**Required work**
Find the word "this" in the records below. List each line containing it.

━━━━━━━━━━━━━━━━━━━━━━━━━━━━━━

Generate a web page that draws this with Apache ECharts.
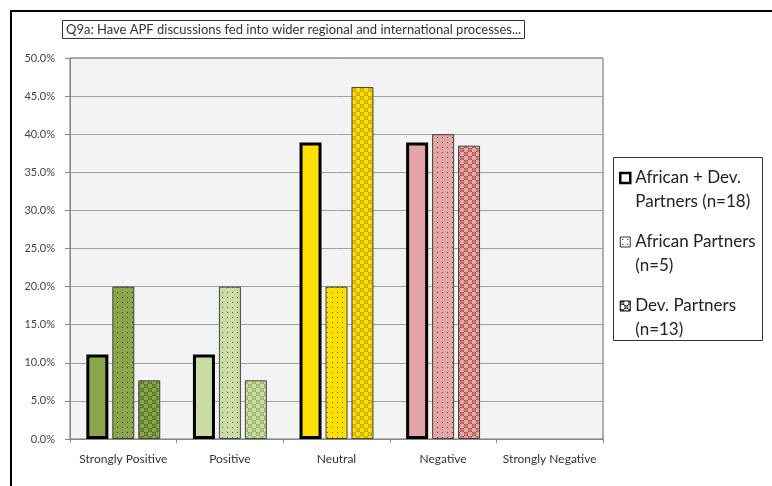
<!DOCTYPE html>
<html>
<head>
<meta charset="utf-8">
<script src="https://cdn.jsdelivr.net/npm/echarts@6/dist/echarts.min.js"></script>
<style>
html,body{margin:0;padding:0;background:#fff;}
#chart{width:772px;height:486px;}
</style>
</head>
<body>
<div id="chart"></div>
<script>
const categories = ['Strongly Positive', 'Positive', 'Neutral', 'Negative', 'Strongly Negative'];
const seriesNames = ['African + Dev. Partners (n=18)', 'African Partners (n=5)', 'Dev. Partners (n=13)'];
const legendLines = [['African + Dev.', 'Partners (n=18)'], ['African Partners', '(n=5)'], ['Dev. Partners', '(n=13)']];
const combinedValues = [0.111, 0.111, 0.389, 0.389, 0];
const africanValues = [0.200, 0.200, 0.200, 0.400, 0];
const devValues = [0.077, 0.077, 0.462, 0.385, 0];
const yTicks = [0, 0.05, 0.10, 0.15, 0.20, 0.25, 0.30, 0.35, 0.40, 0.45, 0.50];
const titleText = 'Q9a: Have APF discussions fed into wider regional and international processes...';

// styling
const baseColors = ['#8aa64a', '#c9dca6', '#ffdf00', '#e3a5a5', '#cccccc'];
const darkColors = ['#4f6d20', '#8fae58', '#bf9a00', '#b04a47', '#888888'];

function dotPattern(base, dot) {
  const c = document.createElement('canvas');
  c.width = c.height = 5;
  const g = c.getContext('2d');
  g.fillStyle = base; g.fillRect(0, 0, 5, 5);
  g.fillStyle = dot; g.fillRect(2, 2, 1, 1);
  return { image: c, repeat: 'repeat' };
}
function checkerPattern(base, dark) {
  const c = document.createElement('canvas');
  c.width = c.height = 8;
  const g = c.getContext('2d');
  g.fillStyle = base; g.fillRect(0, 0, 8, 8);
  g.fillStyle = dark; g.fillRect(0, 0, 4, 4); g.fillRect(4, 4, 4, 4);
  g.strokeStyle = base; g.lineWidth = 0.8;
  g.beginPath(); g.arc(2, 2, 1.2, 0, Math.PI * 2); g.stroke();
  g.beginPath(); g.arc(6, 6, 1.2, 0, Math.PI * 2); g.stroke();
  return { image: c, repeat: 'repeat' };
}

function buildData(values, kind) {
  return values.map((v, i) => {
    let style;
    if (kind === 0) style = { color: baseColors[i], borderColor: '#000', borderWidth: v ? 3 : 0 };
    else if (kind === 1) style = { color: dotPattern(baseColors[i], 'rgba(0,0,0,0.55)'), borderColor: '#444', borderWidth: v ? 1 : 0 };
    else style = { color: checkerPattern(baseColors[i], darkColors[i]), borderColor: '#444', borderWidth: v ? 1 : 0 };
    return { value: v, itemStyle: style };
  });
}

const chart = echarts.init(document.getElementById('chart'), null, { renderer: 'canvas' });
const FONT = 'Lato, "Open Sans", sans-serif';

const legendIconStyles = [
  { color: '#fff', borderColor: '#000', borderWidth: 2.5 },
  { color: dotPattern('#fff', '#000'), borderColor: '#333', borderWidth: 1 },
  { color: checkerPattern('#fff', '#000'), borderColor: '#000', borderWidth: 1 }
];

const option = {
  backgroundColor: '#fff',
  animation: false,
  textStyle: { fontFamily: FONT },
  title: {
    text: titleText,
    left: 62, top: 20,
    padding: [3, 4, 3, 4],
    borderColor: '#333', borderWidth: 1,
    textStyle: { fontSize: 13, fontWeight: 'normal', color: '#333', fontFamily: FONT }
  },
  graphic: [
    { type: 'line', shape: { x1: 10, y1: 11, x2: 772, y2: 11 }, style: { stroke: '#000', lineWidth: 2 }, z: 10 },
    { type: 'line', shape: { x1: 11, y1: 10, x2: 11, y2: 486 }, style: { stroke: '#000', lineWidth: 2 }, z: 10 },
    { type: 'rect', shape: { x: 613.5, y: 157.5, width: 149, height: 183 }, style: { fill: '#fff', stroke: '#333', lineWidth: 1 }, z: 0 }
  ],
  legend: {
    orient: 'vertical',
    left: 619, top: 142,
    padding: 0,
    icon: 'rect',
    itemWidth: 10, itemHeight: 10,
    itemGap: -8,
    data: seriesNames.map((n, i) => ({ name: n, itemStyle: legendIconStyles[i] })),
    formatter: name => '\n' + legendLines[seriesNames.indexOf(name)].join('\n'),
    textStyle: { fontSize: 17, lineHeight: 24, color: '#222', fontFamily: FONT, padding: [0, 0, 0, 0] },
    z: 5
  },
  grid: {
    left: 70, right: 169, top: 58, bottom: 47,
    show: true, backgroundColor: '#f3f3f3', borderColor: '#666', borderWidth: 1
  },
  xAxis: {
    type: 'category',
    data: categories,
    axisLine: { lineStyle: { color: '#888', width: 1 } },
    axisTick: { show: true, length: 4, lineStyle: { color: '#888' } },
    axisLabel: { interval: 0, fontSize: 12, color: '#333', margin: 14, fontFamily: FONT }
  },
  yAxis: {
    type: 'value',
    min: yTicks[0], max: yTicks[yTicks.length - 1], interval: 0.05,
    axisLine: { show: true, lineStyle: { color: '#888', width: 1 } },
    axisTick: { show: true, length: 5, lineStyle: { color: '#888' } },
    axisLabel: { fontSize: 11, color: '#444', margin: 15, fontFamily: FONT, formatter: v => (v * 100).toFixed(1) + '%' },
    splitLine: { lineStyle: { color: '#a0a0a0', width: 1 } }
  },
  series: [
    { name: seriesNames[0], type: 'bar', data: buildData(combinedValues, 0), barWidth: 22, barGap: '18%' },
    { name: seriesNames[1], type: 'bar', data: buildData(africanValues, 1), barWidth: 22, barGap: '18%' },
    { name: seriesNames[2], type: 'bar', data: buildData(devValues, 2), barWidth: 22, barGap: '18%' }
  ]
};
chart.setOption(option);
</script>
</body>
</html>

━━━━━━━━━━━━━━━━━━━━━━━━━━━━━━

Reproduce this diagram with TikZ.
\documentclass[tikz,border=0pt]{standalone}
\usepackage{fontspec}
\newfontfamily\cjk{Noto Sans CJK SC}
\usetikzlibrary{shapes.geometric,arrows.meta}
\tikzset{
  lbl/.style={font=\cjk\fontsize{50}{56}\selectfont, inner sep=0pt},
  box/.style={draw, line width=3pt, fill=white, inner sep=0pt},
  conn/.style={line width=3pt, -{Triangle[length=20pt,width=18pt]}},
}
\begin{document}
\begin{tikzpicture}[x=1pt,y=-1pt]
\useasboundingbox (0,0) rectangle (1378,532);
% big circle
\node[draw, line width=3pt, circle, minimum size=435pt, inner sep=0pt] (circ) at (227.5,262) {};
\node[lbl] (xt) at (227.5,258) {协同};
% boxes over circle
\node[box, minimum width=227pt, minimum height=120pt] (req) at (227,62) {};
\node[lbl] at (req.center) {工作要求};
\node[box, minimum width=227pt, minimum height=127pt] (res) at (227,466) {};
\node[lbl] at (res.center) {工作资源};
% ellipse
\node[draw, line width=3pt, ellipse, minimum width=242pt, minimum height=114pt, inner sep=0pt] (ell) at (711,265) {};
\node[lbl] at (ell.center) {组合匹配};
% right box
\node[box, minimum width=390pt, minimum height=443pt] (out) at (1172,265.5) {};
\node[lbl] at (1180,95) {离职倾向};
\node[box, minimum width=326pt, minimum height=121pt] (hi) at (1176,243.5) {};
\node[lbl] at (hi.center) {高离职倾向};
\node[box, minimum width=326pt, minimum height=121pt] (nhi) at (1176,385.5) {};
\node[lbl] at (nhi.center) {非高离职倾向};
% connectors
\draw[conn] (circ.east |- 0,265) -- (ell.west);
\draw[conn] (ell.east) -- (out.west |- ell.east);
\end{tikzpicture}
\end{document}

━━━━━━━━━━━━━━━━━━━━━━━━━━━━━━

**Completed exercise**
Generate a web page that draws this with Apache ECharts.
Reproduce this diagram with TikZ.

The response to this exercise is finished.